| Stated task |
Omit all pictures and transcribe only the lines in the entries below that run from the line with "Give me the matplotlib source for this chart." through the line with "plt.savefig('out.png', dpi=100, facecolor=bg)".

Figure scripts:
____
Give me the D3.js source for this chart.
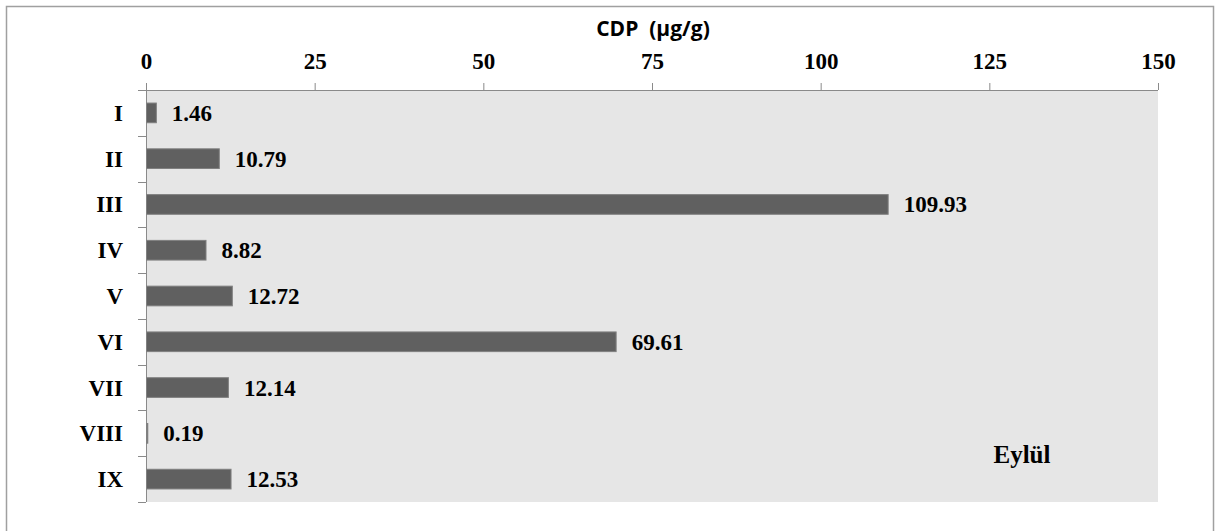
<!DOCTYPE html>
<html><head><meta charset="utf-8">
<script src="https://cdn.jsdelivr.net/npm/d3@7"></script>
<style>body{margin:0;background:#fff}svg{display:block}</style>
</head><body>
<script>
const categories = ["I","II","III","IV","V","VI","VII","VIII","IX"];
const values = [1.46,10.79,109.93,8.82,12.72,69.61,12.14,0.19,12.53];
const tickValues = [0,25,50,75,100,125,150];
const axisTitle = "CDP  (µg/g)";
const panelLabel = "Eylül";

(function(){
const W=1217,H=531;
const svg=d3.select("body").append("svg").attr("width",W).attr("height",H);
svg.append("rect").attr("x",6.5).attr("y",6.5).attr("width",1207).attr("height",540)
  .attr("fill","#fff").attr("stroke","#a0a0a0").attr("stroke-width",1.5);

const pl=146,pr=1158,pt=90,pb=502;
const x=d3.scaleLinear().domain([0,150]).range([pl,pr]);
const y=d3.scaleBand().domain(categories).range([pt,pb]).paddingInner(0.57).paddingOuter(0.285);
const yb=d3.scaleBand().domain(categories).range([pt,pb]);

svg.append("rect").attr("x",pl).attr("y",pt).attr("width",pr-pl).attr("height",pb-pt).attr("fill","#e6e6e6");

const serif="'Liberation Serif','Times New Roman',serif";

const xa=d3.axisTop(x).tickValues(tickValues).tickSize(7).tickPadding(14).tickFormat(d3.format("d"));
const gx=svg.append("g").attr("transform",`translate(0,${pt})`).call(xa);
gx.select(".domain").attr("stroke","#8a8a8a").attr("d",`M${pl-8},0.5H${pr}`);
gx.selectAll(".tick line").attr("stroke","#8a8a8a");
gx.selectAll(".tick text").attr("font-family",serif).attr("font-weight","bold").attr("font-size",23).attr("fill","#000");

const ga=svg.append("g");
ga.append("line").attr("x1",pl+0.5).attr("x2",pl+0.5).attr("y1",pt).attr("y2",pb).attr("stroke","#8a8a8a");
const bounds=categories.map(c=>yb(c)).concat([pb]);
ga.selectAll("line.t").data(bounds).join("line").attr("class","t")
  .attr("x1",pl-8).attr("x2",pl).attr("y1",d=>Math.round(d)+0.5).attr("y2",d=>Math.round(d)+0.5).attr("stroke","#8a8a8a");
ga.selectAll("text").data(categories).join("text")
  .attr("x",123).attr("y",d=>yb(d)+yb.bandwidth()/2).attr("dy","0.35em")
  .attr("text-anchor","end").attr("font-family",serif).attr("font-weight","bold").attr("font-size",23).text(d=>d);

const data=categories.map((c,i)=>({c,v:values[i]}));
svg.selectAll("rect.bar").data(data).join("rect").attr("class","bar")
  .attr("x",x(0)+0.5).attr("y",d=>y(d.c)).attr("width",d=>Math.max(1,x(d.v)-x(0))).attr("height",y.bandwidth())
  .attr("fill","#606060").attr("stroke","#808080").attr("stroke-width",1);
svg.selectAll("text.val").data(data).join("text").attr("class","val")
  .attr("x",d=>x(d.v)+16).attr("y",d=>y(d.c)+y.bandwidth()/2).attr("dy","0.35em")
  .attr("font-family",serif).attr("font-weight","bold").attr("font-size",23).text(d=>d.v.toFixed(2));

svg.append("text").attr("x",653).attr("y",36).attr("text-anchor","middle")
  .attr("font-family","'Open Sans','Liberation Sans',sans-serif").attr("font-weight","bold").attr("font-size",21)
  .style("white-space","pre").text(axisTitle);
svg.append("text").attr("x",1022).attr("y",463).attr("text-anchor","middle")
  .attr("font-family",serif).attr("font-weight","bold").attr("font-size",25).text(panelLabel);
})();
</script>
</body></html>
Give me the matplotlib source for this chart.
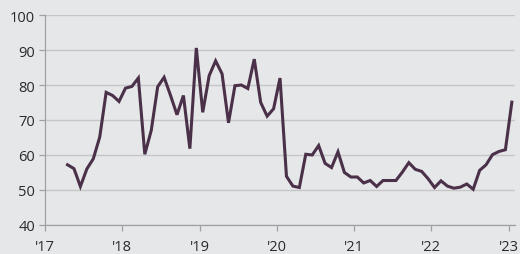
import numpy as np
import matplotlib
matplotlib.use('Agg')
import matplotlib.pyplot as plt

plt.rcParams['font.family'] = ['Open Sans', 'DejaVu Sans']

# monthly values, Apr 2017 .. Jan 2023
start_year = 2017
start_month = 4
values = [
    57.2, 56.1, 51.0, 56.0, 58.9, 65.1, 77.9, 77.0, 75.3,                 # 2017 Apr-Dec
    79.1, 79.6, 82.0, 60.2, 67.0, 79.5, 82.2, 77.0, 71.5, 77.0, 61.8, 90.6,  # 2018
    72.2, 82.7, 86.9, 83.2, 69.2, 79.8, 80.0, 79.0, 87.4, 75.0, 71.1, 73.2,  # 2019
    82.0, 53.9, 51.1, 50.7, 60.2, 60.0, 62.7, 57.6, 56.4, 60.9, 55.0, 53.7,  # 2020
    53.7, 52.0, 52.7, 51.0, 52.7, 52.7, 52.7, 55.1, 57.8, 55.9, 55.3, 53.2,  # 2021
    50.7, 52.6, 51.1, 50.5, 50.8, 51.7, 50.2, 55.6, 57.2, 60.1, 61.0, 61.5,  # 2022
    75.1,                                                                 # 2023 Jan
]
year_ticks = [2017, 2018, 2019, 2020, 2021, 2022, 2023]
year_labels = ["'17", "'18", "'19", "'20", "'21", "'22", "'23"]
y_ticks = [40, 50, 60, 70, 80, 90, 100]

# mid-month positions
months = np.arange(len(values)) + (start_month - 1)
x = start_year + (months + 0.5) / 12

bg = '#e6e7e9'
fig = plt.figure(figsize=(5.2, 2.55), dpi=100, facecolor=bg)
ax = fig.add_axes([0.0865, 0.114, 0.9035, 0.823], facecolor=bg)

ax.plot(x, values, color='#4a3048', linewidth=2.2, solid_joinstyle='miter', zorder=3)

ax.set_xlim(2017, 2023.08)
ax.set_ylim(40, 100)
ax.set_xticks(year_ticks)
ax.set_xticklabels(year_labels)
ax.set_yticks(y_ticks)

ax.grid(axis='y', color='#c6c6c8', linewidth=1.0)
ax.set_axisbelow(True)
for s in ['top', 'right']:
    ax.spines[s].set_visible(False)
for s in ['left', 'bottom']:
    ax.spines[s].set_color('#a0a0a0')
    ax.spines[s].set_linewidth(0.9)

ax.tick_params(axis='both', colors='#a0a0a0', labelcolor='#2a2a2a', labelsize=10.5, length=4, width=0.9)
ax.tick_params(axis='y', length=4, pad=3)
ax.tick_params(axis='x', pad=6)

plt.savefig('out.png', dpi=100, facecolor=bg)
____
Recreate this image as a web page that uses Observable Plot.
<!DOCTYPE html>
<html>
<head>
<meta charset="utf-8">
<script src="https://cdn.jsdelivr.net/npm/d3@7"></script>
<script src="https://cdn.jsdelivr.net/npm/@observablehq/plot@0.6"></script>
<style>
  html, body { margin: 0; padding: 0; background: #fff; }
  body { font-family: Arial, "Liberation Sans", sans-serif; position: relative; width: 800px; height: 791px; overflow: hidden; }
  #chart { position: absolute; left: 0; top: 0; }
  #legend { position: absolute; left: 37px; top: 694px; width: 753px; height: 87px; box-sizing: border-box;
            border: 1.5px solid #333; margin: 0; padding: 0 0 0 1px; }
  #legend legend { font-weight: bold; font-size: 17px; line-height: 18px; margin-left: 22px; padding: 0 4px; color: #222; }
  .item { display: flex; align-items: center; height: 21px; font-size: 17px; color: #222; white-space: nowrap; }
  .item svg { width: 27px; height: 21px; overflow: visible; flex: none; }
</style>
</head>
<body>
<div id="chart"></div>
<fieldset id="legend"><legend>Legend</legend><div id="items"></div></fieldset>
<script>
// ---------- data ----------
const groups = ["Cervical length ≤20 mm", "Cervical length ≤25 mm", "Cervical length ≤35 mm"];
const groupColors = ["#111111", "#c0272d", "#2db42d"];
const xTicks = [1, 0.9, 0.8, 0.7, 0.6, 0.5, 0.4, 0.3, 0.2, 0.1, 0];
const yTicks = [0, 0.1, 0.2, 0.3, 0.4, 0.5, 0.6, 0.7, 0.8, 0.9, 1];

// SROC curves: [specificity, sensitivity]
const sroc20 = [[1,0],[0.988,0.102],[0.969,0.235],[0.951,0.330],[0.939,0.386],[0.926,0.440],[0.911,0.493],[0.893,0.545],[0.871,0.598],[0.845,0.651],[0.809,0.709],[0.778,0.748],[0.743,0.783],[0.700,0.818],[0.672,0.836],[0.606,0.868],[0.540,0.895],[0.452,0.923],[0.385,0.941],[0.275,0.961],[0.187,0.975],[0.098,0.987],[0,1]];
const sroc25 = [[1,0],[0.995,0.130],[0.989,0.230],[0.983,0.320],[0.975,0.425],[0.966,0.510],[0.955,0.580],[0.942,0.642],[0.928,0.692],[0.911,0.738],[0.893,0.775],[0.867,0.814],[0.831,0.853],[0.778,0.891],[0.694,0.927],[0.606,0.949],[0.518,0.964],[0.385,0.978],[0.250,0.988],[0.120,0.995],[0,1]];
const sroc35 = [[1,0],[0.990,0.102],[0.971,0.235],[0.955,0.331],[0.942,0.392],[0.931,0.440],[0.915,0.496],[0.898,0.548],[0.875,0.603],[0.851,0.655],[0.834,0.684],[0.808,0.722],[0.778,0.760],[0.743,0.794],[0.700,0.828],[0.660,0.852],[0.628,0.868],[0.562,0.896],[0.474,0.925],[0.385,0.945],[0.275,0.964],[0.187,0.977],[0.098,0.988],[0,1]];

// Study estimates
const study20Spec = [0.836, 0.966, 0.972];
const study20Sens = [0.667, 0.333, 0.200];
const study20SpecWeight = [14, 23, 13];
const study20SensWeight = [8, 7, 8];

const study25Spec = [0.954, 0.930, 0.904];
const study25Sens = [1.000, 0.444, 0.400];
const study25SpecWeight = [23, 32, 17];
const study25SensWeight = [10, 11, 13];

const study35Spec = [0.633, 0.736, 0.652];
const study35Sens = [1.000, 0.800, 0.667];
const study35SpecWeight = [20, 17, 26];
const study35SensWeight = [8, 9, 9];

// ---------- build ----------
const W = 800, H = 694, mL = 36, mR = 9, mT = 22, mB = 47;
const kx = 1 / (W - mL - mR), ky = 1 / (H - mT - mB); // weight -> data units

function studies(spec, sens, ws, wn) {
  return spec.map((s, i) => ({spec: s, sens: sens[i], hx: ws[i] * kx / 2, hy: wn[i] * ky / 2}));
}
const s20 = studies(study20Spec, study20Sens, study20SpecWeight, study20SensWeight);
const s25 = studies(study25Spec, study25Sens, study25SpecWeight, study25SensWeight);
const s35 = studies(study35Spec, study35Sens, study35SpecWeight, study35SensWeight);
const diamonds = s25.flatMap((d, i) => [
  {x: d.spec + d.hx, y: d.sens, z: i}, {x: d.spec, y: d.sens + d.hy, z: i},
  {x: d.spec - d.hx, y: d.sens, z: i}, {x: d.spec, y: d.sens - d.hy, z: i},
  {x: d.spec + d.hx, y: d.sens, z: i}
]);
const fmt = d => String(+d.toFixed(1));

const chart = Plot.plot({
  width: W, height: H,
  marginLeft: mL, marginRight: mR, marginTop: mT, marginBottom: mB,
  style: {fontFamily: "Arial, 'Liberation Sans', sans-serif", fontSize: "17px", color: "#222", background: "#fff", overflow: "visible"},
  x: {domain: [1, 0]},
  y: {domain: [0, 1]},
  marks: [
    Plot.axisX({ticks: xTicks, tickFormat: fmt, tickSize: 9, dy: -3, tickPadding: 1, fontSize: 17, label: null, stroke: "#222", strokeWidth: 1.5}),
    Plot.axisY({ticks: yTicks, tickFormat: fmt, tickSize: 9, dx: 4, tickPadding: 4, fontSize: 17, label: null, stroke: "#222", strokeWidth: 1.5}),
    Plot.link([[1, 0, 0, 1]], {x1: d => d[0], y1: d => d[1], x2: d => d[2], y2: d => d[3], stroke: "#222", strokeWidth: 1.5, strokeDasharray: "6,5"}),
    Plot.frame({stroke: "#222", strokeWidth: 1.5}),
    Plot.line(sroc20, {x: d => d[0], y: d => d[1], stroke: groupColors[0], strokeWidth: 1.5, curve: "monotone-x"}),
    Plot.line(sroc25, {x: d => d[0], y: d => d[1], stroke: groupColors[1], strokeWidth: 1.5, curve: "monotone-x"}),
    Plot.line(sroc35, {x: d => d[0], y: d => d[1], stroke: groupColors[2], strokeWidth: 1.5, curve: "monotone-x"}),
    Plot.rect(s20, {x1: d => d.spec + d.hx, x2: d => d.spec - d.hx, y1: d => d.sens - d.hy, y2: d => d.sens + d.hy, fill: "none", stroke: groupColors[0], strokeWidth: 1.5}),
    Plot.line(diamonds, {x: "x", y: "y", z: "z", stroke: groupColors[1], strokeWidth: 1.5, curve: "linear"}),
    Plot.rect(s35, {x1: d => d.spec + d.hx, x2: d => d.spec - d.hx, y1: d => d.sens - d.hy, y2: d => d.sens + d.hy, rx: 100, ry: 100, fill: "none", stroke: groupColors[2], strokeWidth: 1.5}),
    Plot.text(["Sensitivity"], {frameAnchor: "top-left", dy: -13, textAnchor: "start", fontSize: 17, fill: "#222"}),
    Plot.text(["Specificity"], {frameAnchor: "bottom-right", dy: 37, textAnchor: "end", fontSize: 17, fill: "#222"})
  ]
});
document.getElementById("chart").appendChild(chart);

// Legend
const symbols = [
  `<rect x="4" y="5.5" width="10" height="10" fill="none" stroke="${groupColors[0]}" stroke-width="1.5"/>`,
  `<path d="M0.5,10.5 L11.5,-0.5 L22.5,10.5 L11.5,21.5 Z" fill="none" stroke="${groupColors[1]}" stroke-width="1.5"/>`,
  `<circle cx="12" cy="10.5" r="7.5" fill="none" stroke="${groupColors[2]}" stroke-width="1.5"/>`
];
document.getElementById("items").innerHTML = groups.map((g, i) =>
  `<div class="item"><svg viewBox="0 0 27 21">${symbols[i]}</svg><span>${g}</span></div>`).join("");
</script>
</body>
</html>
____
| Task solution |
Give me the matplotlib source for this chart.
import numpy as np
import matplotlib
matplotlib.use('Agg')
import matplotlib.pyplot as plt

plt.rcParams['font.family'] = ['Open Sans', 'DejaVu Sans']

# monthly values, Apr 2017 .. Jan 2023
start_year = 2017
start_month = 4
values = [
    57.2, 56.1, 51.0, 56.0, 58.9, 65.1, 77.9, 77.0, 75.3,                 # 2017 Apr-Dec
    79.1, 79.6, 82.0, 60.2, 67.0, 79.5, 82.2, 77.0, 71.5, 77.0, 61.8, 90.6,  # 2018
    72.2, 82.7, 86.9, 83.2, 69.2, 79.8, 80.0, 79.0, 87.4, 75.0, 71.1, 73.2,  # 2019
    82.0, 53.9, 51.1, 50.7, 60.2, 60.0, 62.7, 57.6, 56.4, 60.9, 55.0, 53.7,  # 2020
    53.7, 52.0, 52.7, 51.0, 52.7, 52.7, 52.7, 55.1, 57.8, 55.9, 55.3, 53.2,  # 2021
    50.7, 52.6, 51.1, 50.5, 50.8, 51.7, 50.2, 55.6, 57.2, 60.1, 61.0, 61.5,  # 2022
    75.1,                                                                 # 2023 Jan
]
year_ticks = [2017, 2018, 2019, 2020, 2021, 2022, 2023]
year_labels = ["'17", "'18", "'19", "'20", "'21", "'22", "'23"]
y_ticks = [40, 50, 60, 70, 80, 90, 100]

# mid-month positions
months = np.arange(len(values)) + (start_month - 1)
x = start_year + (months + 0.5) / 12

bg = '#e6e7e9'
fig = plt.figure(figsize=(5.2, 2.55), dpi=100, facecolor=bg)
ax = fig.add_axes([0.0865, 0.114, 0.9035, 0.823], facecolor=bg)

ax.plot(x, values, color='#4a3048', linewidth=2.2, solid_joinstyle='miter', zorder=3)

ax.set_xlim(2017, 2023.08)
ax.set_ylim(40, 100)
ax.set_xticks(year_ticks)
ax.set_xticklabels(year_labels)
ax.set_yticks(y_ticks)

ax.grid(axis='y', color='#c6c6c8', linewidth=1.0)
ax.set_axisbelow(True)
for s in ['top', 'right']:
    ax.spines[s].set_visible(False)
for s in ['left', 'bottom']:
    ax.spines[s].set_color('#a0a0a0')
    ax.spines[s].set_linewidth(0.9)

ax.tick_params(axis='both', colors='#a0a0a0', labelcolor='#2a2a2a', labelsize=10.5, length=4, width=0.9)
ax.tick_params(axis='y', length=4, pad=3)
ax.tick_params(axis='x', pad=6)

plt.savefig('out.png', dpi=100, facecolor=bg)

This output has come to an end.